I knew everyone who lived in our tiny village. This girl was definitely a stranger. Maybe the moonlight was playing tricks on my eyes but I swore the woman actually glowed.
“Who are you?”
“You may call me Jade.”
Jade’s eyes pierced my soul. “If your father goes to war, he will surely fall in battle.”
“Don’t you think I know that?” Who was this woman? I stared at the ground and covered my eyes. “But what else can I do?” I whispered.
I felt the ghostly woman walk closer, then kneel and lay her hands gently on mine. Jade pulled my hands away from my face and looked even more deeply into my heart. I felt her digging around in my in my mind. Then she nodded and smiled as if she’d found something she approved of. “I have foreseen your destiny. Listen to what I tell you and your people will sing of your name for more than two thousand years.”
The sound of an explosion took me by surprise.
“Oh no! We’ve been hit! What are we going to do now? We’re doomed, I tell you!” Someone was yelling, apparently trying to put out a fire of some sort.
“Don’t worry Lieutenant; everything is going to be okay. You can be sure that Robot Commander will save us!”
Just when the dream was getting interesting, I was back in the real world.
“Really, Timmy, did you have to put the TV on full blast?” I chucked a green sofa pillow at him.
Timmy ducked then stuck his tongue out after it sailed over his head.
“Yeah, that’s real mature.” I stood up to turn the volume down.
“Hey, I like this show. Besides, you’ve been hogging the living room all day.”
Even though I love my little brother, he can be a serious pain some times. But when I looked up at the clock, I realized he was right. “Sorry, I was trying to meditate. I guess I fell asleep.”
“Why don’t you go to your tree place, then?”
“Um, duh,” I said. “I can’t go out because it’s raining?”
He stuck his tongue at me again and I pounced on him and tickled him so hard that tears ran down his cheeks. He tried to tickle me back and soon we were both laughing like crazy.
Aunt Sarah walked into the living room from the kitchen. Normally she’d start laughing when she saw us roughhousing and even join in, but she looked lost in thought.
Timmy jumped up and gave her a hug. “Hi Auntie Sarah! Have you heard from Mom and Dad? Are they almost home yet?”

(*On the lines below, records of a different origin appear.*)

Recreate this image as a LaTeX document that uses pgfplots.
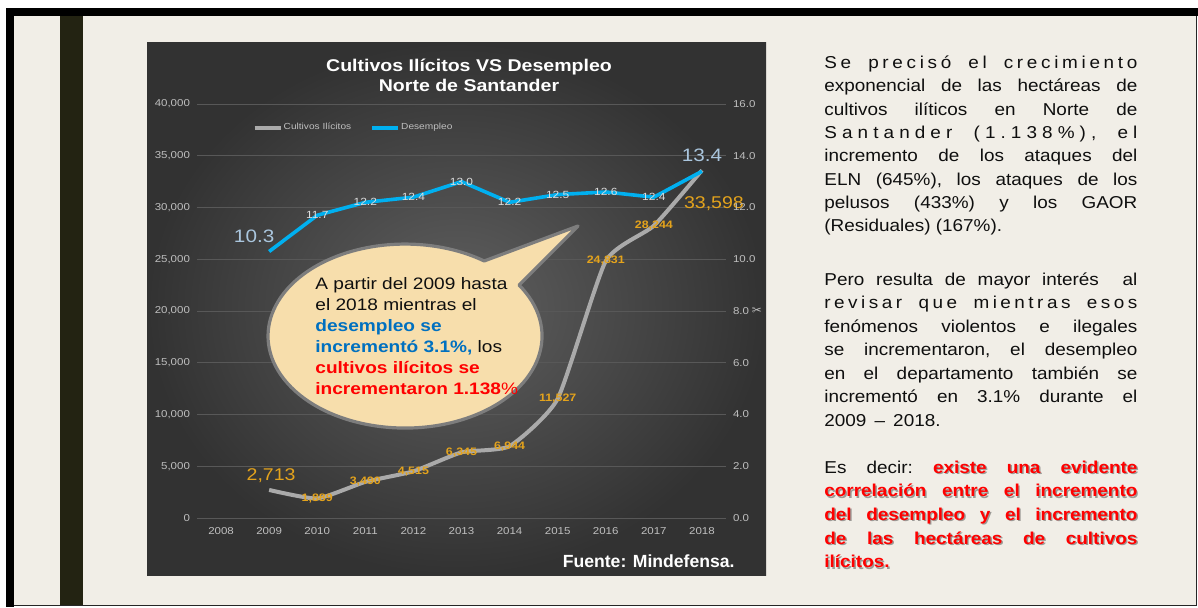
\documentclass[border=0pt]{standalone}
\usepackage{fontspec}
\setmainfont{Liberation Sans}
\newfontfamily\chartfont[FakeStretch=1.15]{Liberation Sans}
\newfontfamily\bodyff[FakeStretch=1.1]{Liberation Sans}
\newfontfamily\symfont{DejaVu Sans}
\usepackage{pgfplots}
\usepackage{pgfplotstable}
\pgfplotsset{compat=1.18}

\definecolor{cream}{RGB}{241,238,231}
\definecolor{darkbar}{RGB}{35,35,18}
\definecolor{panello}{RGB}{50,50,50}
\definecolor{panelhi}{RGB}{96,96,96}
\definecolor{gridc}{RGB}{88,88,88}
\definecolor{lblgray}{RGB}{191,191,191}
\definecolor{cultgray}{RGB}{170,170,170}
\definecolor{desblue}{RGB}{0,176,240}
\definecolor{gold}{RGB}{228,163,28}
\definecolor{bigblue}{RGB}{170,198,222}
\definecolor{deslbl}{RGB}{222,222,222}
\definecolor{bubblefill}{RGB}{247,222,172}
\definecolor{bubbleedge}{RGB}{125,125,125}
\definecolor{txtblue}{RGB}{0,112,192}
\definecolor{txtred}{RGB}{255,0,0}
\definecolor{bodytxt}{RGB}{15,15,15}

\pgfplotstableread{
year cult
2009 2713
2010 1889
2011 3490
2012 4515
2013 6345
2014 6944
2015 11527
2016 24831
2017 28244
2018 33598
}\cultdata

\pgfplotstableread{
year des
2009 10.3
2010 11.7
2011 12.2
2012 12.4
2013 13.0
2014 12.2
2015 12.5
2016 12.6
2017 12.4
2018 13.4
}\desdata

\newcommand\tickfont{\chartfont\fontsize{5}{6}\selectfont}
\newcommand\legfont{\chartfont\fontsize{4.4}{5}\selectfont}
\newcommand\bodyfont{\bodyff\fontsize{8.6}{10}\selectfont\frenchspacing}
\newcommand\lsp{\hskip0pt plus1fill\relax}
\newcommand\wsp{\hskip3pt plus3fill\relax}
\newcommand\jl[2]{\node[anchor=base west, inner sep=0pt, font=\bodyfont, text=bodytxt] at (824,#1) {\makebox[156.5pt][s]{#2}};}
\newcommand\nl[2]{\node[anchor=base west, inner sep=0pt, font=\bodyfont, text=bodytxt] at (824,#1) {#2};}
\newcommand\rl[2]{%
  \node[anchor=base west, inner sep=0pt, font=\bodyfont\bfseries, text=black, opacity=0.35, xshift=0.7pt, yshift=-0.7pt] at (824,#1) {\makebox[156.5pt][s]{#2}};
  \node[anchor=base west, inner sep=0pt, font=\bodyfont\bfseries, text=txtred] at (824,#1) {\makebox[156.5pt][s]{#2}};}
\newcommand\bl[2]{\node[anchor=base west, inner sep=0pt, font=\chartfont\fontsize{8.3}{10}\selectfont, text=bodytxt] at (315,#1) {#2};}

\begin{document}
\begin{tikzpicture}
\begin{scope}[x=0.5pt,y=-0.5pt]
  \fill[white] (0,0) rectangle (1198,607);
  \fill[cream] (6,8) rectangle (1197,606);
  \fill[black] (6,8) rectangle (1197.5,16);
  \fill[black] (6,8) rectangle (14,607);
  \draw[line width=0.6pt, black!85] (1196.6,16) -- (1196.6,606);
  \draw[line width=0.6pt, black!85] (14,605.8) -- (1197,605.8);
  \fill[darkbar] (60,16) rectangle (83,605);
  \shade[inner color=panelhi, outer color=panello] (147,42) rectangle (766,575);
\end{scope}

\begin{axis}[
  at={(98.5pt,-259pt)}, anchor=south west,
  scale only axis, width=264.5pt, height=207pt,
  xmin=2007.5, xmax=2018.5, ymin=0, ymax=40000,
  axis x line*=bottom, axis y line*=left,
  axis line style={draw=none},
  major tick length=0pt,
  xtick={2008,2009,...,2018},
  ytick={0,5000,...,40000},
  ymajorgrids, grid style={gridc, line width=0.5pt},
  scaled y ticks=false,
  /pgf/number format/assume math mode=true,
  xticklabel style={/pgf/number format/1000 sep={}, font=\tickfont, text=lblgray, yshift=-1pt},
  yticklabel style={/pgf/number format/1000 sep={,}, font=\tickfont, text=lblgray},
  clip=false,
  legend style={at={(0.295,0.942)}, anchor=center, draw=none, fill=none,
    font=\legfont, text=lblgray, legend columns=2,
    nodes={inner sep=0.6pt},
    /tikz/every even column/.append style={column sep=9pt}, inner sep=0pt},
  legend image code/.code={\draw[#1] (0pt,0pt) -- (13pt,0pt);},
]
\addplot[cultgray, line width=2pt, smooth, tension=0.32] table[x=year,y=cult]{\cultdata};
\addlegendentry{Cultivos Ilícitos}
\addplot[draw=none, forget plot, nodes near coords, point meta=y,
  restrict x to domain=2009.5:2017.5, nodes near coords align={center},
  nodes near coords style={font=\chartfont\bfseries\fontsize{5.4}{6}\selectfont, text=gold, /pgf/number format/1000 sep={,}}]
  table[x=year,y=cult]{\cultdata};
\addplot[draw=none, forget plot, nodes near coords, point meta=y,
  restrict x to domain=2008.5:2009.5, nodes near coords align={center},
  nodes near coords style={font=\chartfont\fontsize{8.5}{10}\selectfont, text=gold, xshift=1pt, yshift=7pt, /pgf/number format/1000 sep={,}}]
  table[x=year,y=cult]{\cultdata};
\addplot[draw=none, forget plot, nodes near coords, point meta=y,
  restrict x to domain=2017.5:2018.5, nodes near coords align={center},
  nodes near coords style={font=\chartfont\fontsize{8.5}{10}\selectfont, text=gold, xshift=6pt, yshift=-16.5pt, /pgf/number format/1000 sep={,}}]
  table[x=year,y=cult]{\cultdata};
\addlegendimage{desblue, line width=1.8pt}
\addlegendentry{Desempleo}
\end{axis}

\begin{axis}[
  at={(98.5pt,-259pt)}, anchor=south west,
  scale only axis, width=264.5pt, height=207pt,
  xmin=2007.5, xmax=2018.5, ymin=0, ymax=16,
  axis y line*=right, axis x line=none,
  axis line style={draw=none},
  major tick length=0pt,
  ytick={0,2,4,6,8,10,12,14,16},
  /pgf/number format/assume math mode=true,
  yticklabel style={/pgf/number format/.cd, fixed, fixed zerofill, precision=1, /tikz/.cd, font=\tickfont, text=lblgray},
  clip=false,
]
\addplot[desblue, line width=1.8pt, line join=round] table[x=year,y=des]{\desdata};
\addplot[draw=none, nodes near coords, point meta=y,
  restrict x to domain=2009.5:2017.5, nodes near coords align={center},
  nodes near coords style={font=\chartfont\fontsize{5.2}{6}\selectfont, text=deslbl, /pgf/number format/.cd, fixed, fixed zerofill, precision=1}]
  table[x=year,y=des]{\desdata};
\addplot[draw=none, nodes near coords, point meta=y,
  restrict x to domain=2008.5:2009.5, nodes near coords align={center},
  nodes near coords style={font=\chartfont\fontsize{9}{10}\selectfont, text=bigblue, xshift=-7.5pt, yshift=7.5pt, /pgf/number format/.cd, fixed, fixed zerofill, precision=1}]
  table[x=year,y=des]{\desdata};
\addplot[draw=none, nodes near coords, point meta=y,
  restrict x to domain=2017.5:2018.5, nodes near coords align={center},
  nodes near coords style={font=\chartfont\fontsize{9}{10}\selectfont, text=bigblue, yshift=8pt, /pgf/number format/.cd, fixed, fixed zerofill, precision=1}]
  table[x=year,y=des]{\desdata};
\end{axis}

\begin{scope}[x=0.5pt,y=-0.5pt]
  % title
  \node[anchor=base, inner sep=0pt, text=white, font=\chartfont\bfseries\fontsize{8.5}{10}\selectfont] at (469,71.7) {Cultivos Ilícitos VS Desempleo};
  \node[anchor=base, inner sep=0pt, text=white, font=\chartfont\bfseries\fontsize{8.5}{10}\selectfont] at (469,91.7) {Norte de Santander};
  % scissors glyph
  \node[inner sep=0pt, text=lblgray, font=\symfont\fontsize{6}{6}\selectfont] at (757,311) {✂};
  % callout
  \draw[bubbleedge, line width=1.6pt, fill=bubblefill, line join=round]
    (519,285) arc[start angle=-33.7, end angle=305.3, x radius=137, y radius=92] -- (578,226) -- cycle;
  \bl{289.3}{A partir del 2009 hasta}
  \bl{310.4}{el 2018 mientras el}
  \bl{331.5}{\color{txtblue}\bfseries desempleo se}
  \bl{352.6}{{\color{txtblue}\bfseries incrementó 3.1\%,} los}
  \bl{373.7}{\color{txtred}\bfseries cultivos ilícitos se}
  \bl{394.8}{{\color{txtred}\bfseries incrementaron 1.138}{\color{txtred}\%}}
  % source
  \node[anchor=base east, inner sep=0pt, text=white, font=\bfseries\fontsize{8.8}{10}\selectfont] at (735,567) {Fuente: Mindefensa.};
  % right text
  \jl{68.3}{S\lsp e\wsp p\lsp r\lsp e\lsp c\lsp i\lsp s\lsp ó\wsp e\lsp l\wsp c\lsp r\lsp e\lsp c\lsp i\lsp m\lsp i\lsp e\lsp n\lsp t\lsp o}
  \jl{91.7}{exponencial de las hectáreas de}
  \jl{115.0}{cultivos ilíticos en Norte de}
  \jl{138.4}{S\lsp a\lsp n\lsp t\lsp a\lsp n\lsp d\lsp e\lsp r\wsp (\lsp 1\lsp .\lsp 1\lsp 3\lsp 8\lsp \%\lsp )\lsp ,\wsp e\lsp l}
  \jl{161.7}{incremento de los ataques del}
  \jl{185.0}{ELN (645\%), los ataques de los}
  \jl{208.4}{pelusos (433\%) y los GAOR}
  \nl{231.8}{(Residuales) (167\%).}
  \jl{285.0}{Pero resulta de mayor interés \ al}
  \jl{308.5}{r\lsp e\lsp v\lsp i\lsp s\lsp a\lsp r\wsp q\lsp u\lsp e\wsp m\lsp i\lsp e\lsp n\lsp t\lsp r\lsp a\lsp s\wsp e\lsp s\lsp o\lsp s}
  \jl{332.0}{fenómenos violentos e ilegales}
  \jl{355.5}{se incrementaron, el desempleo}
  \jl{379.0}{en el departamento también se}
  \jl{402.5}{incrementó en 3.1\% durante el}
  \nl{426.0}{2009 \,–\, 2018.}
  \node[anchor=base west, inner sep=0pt, font=\bodyfont, text=black, opacity=0.35, xshift=0.7pt, yshift=-0.7pt] at (824,473.3) {\makebox[156.5pt][s]{\phantom{Es} \phantom{decir:} {\bfseries existe una evidente}}};
  \node[anchor=base west, inner sep=0pt, font=\bodyfont, text=bodytxt] at (824,473.3) {\makebox[156.5pt][s]{Es decir: {\bfseries\color{txtred}existe una evidente}}};
  \rl{496.9}{correlación entre el incremento}
  \rl{520.5}{del desempleo y el incremento}
  \rl{544.0}{de las hectáreas de cultivos}
  \node[anchor=base west, inner sep=0pt, font=\bodyfont\bfseries, text=black, opacity=0.35, xshift=0.7pt, yshift=-0.7pt] at (824,567.7) {ilícitos.};
  \node[anchor=base west, inner sep=0pt, font=\bodyfont\bfseries, text=txtred] at (824,567.7) {ilícitos.};
\end{scope}
\pgfresetboundingbox
\path[use as bounding box] (0pt,0pt) rectangle (599pt,-303.5pt);
\end{tikzpicture}
\end{document}
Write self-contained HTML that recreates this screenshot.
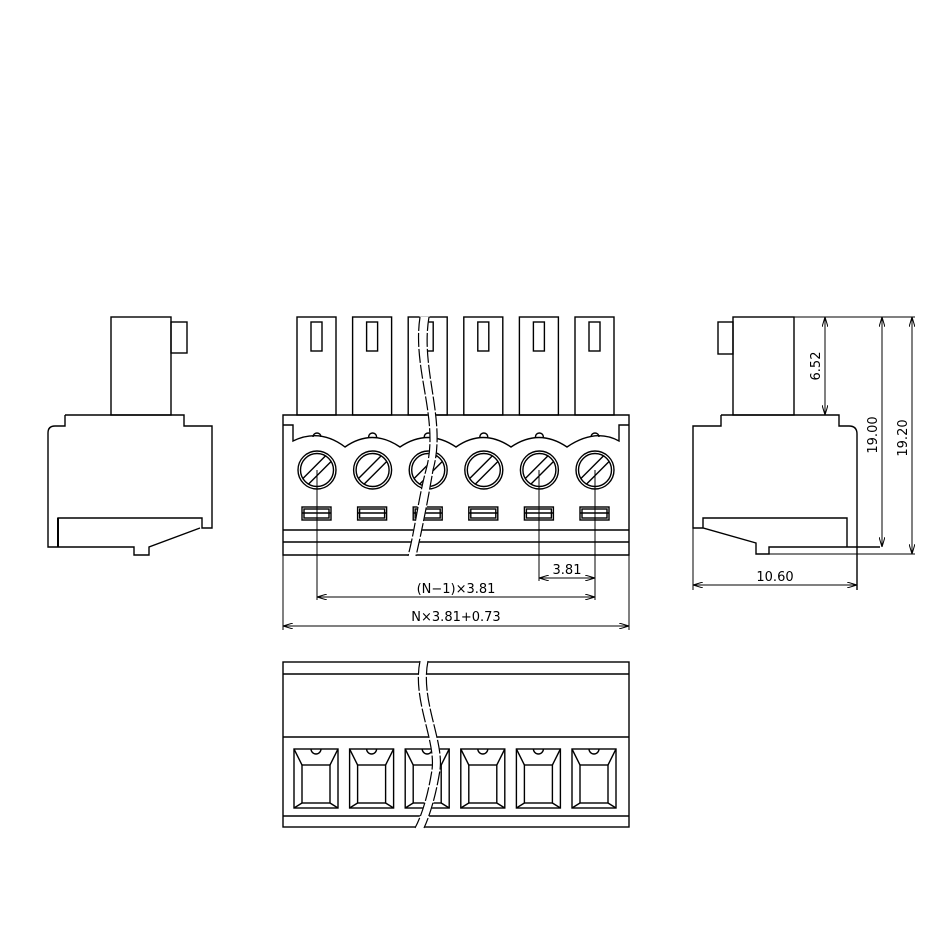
<!DOCTYPE html>
<html><head><style>html,body{margin:0;padding:0;background:#fff}svg{display:block}text{font-family:"DejaVu Sans","Liberation Sans",sans-serif;font-size:13px;fill:#000}</style></head><body>
<svg width="946" height="946" viewBox="0 0 946 946" xmlns="http://www.w3.org/2000/svg">
<defs>
<marker id="a" viewBox="0 0 10 6" refX="10" refY="3" markerWidth="10" markerHeight="6" orient="auto-start-reverse" markerUnits="userSpaceOnUse"><path d="M0,0 L10,3 L0,6" fill="none" stroke="#000" stroke-width="1"/></marker>
<g id="pin"><rect x="297" y="317" width="39" height="98"/><rect x="311" y="322" width="11" height="29"/></g>
<g id="scr"><circle cx="317" cy="470" r="19"/><circle cx="317" cy="470" r="16.5"/><line x1="302.9" y1="478.5" x2="325.5" y2="455.9"/><line x1="308.5" y1="484.1" x2="331.1" y2="461.5"/><path d="M313,437 a4,4 0 0 1 8,0"/><rect x="302" y="507" width="29" height="13"/><rect x="304" y="509" width="25" height="9"/><line x1="302" y1="513" x2="331" y2="513"/></g>
<g id="pk"><rect x="294" y="749" width="44" height="59"/><rect x="302" y="765" width="28" height="38"/><path d="M294,749 L302,765 M338,749 L330,765 M294,808 L302,803 M338,808 L330,803 M311,749 a5,5 0 0 0 10,0"/></g>
</defs>
<g fill="none" stroke="#000" stroke-width="1.4">
<!-- left view -->
<rect x="111" y="317" width="60" height="98"/>
<rect x="171" y="322" width="16" height="31"/>
<path d="M65,415 H184 V426 H212 V528 H202 V518 H58 V547 M65,415 V426 H55 Q48,426 48,433 V547 H134 V555 H149 V547 L200,528 M202,518 V528"/>
<line x1="58" y1="518" x2="58" y2="547" stroke-width="2"/>
<!-- front view -->
<use href="#pin"/><use href="#pin" x="55.6"/><use href="#pin" x="111.2"/><use href="#pin" x="166.8"/><use href="#pin" x="222.4"/><use href="#pin" x="278"/>
<path d="M283,415 H629 V555 H283 Z"/>
<path d="M283,425 H293 V441 Q320,428 345,447 Q372,428 400,447 Q428,428 456,447 Q483,428 511,447 Q539,428 567,447 Q595,428 619,441 V425 H629"/>
<line x1="283" y1="530" x2="629" y2="530"/><line x1="283" y1="542" x2="629" y2="542"/>
<use href="#scr"/><use href="#scr" x="55.6"/><use href="#scr" x="111.2"/><use href="#scr" x="166.8"/><use href="#scr" x="222.4"/><use href="#scr" x="278"/>
<path d="M420,317 C412,370 440,420 426,470 C418,500 415,530 408,556 L416,556 C422,530 428,500 433,470 C447,420 420,370 429,317 Z" fill="#fff" stroke="#fff" stroke-width="1"/>
<path d="M420,317 C412,370 440,420 426,470 C418,500 415,530 408,556 M429,317 C420,370 447,420 433,470 C428,500 422,530 416,556" stroke-width="1.2" stroke-dasharray="14,2"/>
<!-- front dims -->
<g stroke-width="1">
<line x1="317" y1="470" x2="317" y2="600"/><line x1="539" y1="470" x2="539" y2="581"/><line x1="595" y1="470" x2="595" y2="600"/>
<line x1="283" y1="555" x2="283" y2="630"/><line x1="629" y1="555" x2="629" y2="630"/>
<line x1="539" y1="578" x2="595" y2="578" marker-start="url(#a)" marker-end="url(#a)"/>
<line x1="317" y1="597" x2="595" y2="597" marker-start="url(#a)" marker-end="url(#a)"/>
<line x1="283" y1="626" x2="629" y2="626" marker-start="url(#a)" marker-end="url(#a)"/>
</g>
<!-- right view -->
<rect x="733" y="317" width="61" height="98"/>
<rect x="718" y="322" width="15" height="32"/>
<path d="M721,415 H839 V426 H849 Q857,426 857,434 V590 M721,415 V426 H693 V528 H703 L756,543 V554 H769 V547 H880 M703,528 V518 H847 V547"/>
<g stroke-width="1">
<line x1="794" y1="317" x2="915" y2="317"/><line x1="769" y1="554" x2="915" y2="554"/>
<line x1="825" y1="317" x2="825" y2="415" marker-start="url(#a)" marker-end="url(#a)"/>
<line x1="882" y1="317" x2="882" y2="547" marker-start="url(#a)" marker-end="url(#a)"/>
<line x1="912" y1="317" x2="912" y2="554" marker-start="url(#a)" marker-end="url(#a)"/>
<line x1="693" y1="528" x2="693" y2="590"/>
<line x1="693" y1="585" x2="857" y2="585" marker-start="url(#a)" marker-end="url(#a)"/>
</g>
<!-- bottom view -->
<rect x="283" y="662" width="346" height="165"/>
<line x1="283" y1="674" x2="629" y2="674"/><line x1="283" y1="737" x2="629" y2="737"/><line x1="283" y1="816" x2="629" y2="816"/>
<use href="#pk"/><use href="#pk" x="55.6"/><use href="#pk" x="111.2"/><use href="#pk" x="166.8"/><use href="#pk" x="222.4"/><use href="#pk" x="278"/>
<path d="M420,661 C412,700 436,740 432,770 C428,795 422,815 415,828 L424,828 C430,815 436,795 440,770 C444,740 420,700 428,661 Z" fill="#fff" stroke="#fff" stroke-width="1"/>
<path d="M420,661 C412,700 436,740 432,770 C428,795 422,815 415,828 M428,661 C420,700 444,740 440,770 C436,795 430,815 424,828" stroke-width="1.2" stroke-dasharray="14,2"/>
</g>
<text x="567" y="574" text-anchor="middle">3.81</text>
<text x="456" y="593" text-anchor="middle">(N−1)×3.81</text>
<text x="456" y="621" text-anchor="middle">N×3.81+0.73</text>
<text x="775" y="581" text-anchor="middle">10.60</text>
<text transform="translate(820,366) rotate(-90)" text-anchor="middle">6.52</text>
<text transform="translate(877,435) rotate(-90)" text-anchor="middle">19.00</text>
<text transform="translate(907,438) rotate(-90)" text-anchor="middle">19.20</text>
</svg>
</body></html>
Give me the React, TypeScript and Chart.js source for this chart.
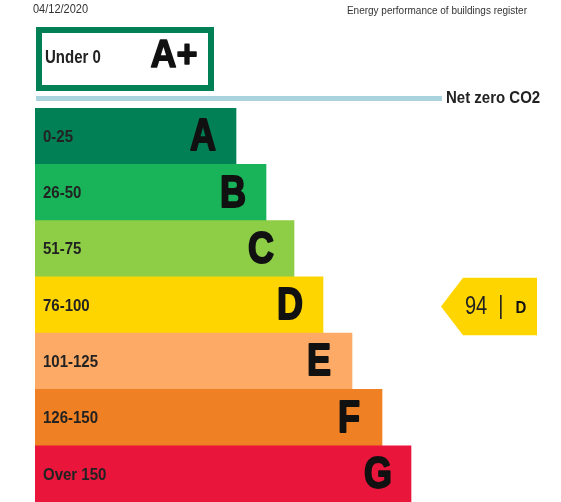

She didn’t say anything. She just stood there, eyes watering. A look I would never forget. I felt a sinking in my stomach.
“What’s wrong, Aunt Sarah?” I asked.
She sighed, staring through us as if we weren’t right in front of her. “I have something to tell you. And I’m not really sure how to say it.”
The teacup in her hand started trembling so I jumped up to grab it before it spilled on the carpet. “What happened?”
“Your parents were almost back from their vacation. They were driving on Breakneck Road right at Storm King Mountain, just outside the city. From what the police could tell, the oil truck lost control and they both ran off the road. The blaze burned up the truck pretty badly and completely incinerated the car. There is no way that anybody could have survived. I’m sorry Karen… your parents are gone.”
* * *
Me: Wow. That’s quite an ending to the first chapter. Wakefield, what inspired you to write this?
Wakefield: The Sacred Stones series started as a study in legendary weapons: Excalibur, the Spear of Destiny, Ragnarok, and so on. I wanted to find a fun way to discuss different cultures, religions and styles of story telling in a way that children and young adults could relate to. The characters began to take shape when I realized my children enjoyed many of the same anime series that I do, in particular Bleach. I hope to continue this series with Turquoise Wind – focusing on Native American culture, followed by books on Carribean/African, Indian and European legends.
Me: I’ve been meaning to read this book for a quite a while, but since I’m knee deep in finishing up Soul Bound, I haven’t had a chance. This is definitely on the top of my TBR pile. I love books that are interesting and immersive, and still manage to teach me things about other cultures. I still remember reading House of a Thousand Lanterns by Victoria Holt when I was a teenager and falling in love with Chinese culture because of it.
Thanks for being here today, Wakefield!